# Exercise requirements:
Locate each line of the material that contains "React", then return it.

# Provided data:
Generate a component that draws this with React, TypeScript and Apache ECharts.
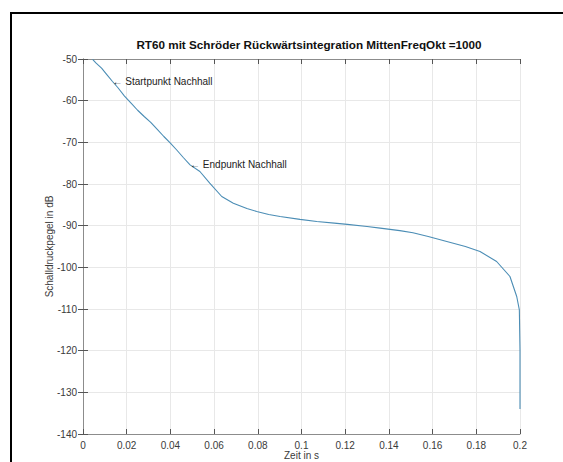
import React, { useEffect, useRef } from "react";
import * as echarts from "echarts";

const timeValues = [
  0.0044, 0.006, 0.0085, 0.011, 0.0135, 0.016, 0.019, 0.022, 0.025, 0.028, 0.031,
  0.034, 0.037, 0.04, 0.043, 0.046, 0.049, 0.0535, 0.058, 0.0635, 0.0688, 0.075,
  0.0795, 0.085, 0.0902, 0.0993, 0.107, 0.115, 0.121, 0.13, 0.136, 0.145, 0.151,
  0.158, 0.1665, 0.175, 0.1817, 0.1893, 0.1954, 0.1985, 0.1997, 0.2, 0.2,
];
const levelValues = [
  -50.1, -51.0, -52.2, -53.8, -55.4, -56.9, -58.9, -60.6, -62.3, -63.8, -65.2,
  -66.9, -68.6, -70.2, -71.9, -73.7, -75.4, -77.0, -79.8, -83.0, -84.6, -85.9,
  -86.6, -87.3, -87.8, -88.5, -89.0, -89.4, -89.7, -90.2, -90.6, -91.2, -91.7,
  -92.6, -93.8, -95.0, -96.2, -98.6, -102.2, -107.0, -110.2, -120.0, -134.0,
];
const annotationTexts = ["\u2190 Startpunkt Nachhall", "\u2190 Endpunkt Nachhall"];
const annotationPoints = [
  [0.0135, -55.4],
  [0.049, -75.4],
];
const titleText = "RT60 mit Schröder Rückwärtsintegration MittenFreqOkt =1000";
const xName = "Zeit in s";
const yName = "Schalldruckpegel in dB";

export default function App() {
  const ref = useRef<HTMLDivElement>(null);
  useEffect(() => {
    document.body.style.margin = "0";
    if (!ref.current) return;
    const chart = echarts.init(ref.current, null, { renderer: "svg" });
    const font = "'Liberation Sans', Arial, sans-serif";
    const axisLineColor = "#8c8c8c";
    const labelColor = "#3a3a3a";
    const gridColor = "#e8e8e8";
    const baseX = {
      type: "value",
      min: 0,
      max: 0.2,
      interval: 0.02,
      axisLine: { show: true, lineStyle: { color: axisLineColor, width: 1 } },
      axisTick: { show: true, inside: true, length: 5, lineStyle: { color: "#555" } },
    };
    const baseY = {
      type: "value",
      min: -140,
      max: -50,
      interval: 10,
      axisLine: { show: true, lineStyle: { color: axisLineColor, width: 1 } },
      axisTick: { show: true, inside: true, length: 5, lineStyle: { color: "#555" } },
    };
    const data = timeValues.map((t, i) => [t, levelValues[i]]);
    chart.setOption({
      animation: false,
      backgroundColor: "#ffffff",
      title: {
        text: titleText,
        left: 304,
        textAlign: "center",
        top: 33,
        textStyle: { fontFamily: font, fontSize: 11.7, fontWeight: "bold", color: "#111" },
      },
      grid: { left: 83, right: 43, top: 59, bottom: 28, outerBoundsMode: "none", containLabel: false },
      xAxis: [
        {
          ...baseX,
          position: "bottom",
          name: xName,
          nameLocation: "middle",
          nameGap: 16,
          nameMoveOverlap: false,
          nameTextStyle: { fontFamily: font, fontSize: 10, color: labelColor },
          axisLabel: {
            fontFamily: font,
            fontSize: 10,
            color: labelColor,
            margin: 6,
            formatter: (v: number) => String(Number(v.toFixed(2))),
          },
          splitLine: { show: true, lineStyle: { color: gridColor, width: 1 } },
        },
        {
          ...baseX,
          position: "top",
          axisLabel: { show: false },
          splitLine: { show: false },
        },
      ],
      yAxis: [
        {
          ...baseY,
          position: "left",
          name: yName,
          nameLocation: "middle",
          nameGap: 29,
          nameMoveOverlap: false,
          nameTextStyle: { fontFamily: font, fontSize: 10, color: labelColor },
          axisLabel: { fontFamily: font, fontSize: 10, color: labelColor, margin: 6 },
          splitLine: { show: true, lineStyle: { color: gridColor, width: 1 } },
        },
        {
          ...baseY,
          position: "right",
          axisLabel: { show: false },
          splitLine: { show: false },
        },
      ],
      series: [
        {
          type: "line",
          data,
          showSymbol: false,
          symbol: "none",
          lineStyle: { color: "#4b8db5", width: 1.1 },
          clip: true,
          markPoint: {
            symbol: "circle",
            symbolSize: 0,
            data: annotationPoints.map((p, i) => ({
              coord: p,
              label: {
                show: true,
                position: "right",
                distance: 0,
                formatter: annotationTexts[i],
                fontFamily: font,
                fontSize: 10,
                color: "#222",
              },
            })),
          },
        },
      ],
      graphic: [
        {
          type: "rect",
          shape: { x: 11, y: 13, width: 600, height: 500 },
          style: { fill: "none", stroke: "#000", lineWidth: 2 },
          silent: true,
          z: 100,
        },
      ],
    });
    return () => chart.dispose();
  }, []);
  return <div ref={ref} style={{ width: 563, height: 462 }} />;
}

# Exercise output:
Generate a component that draws this with React, TypeScript and Apache ECharts.
import React, { useEffect, useRef } from "react";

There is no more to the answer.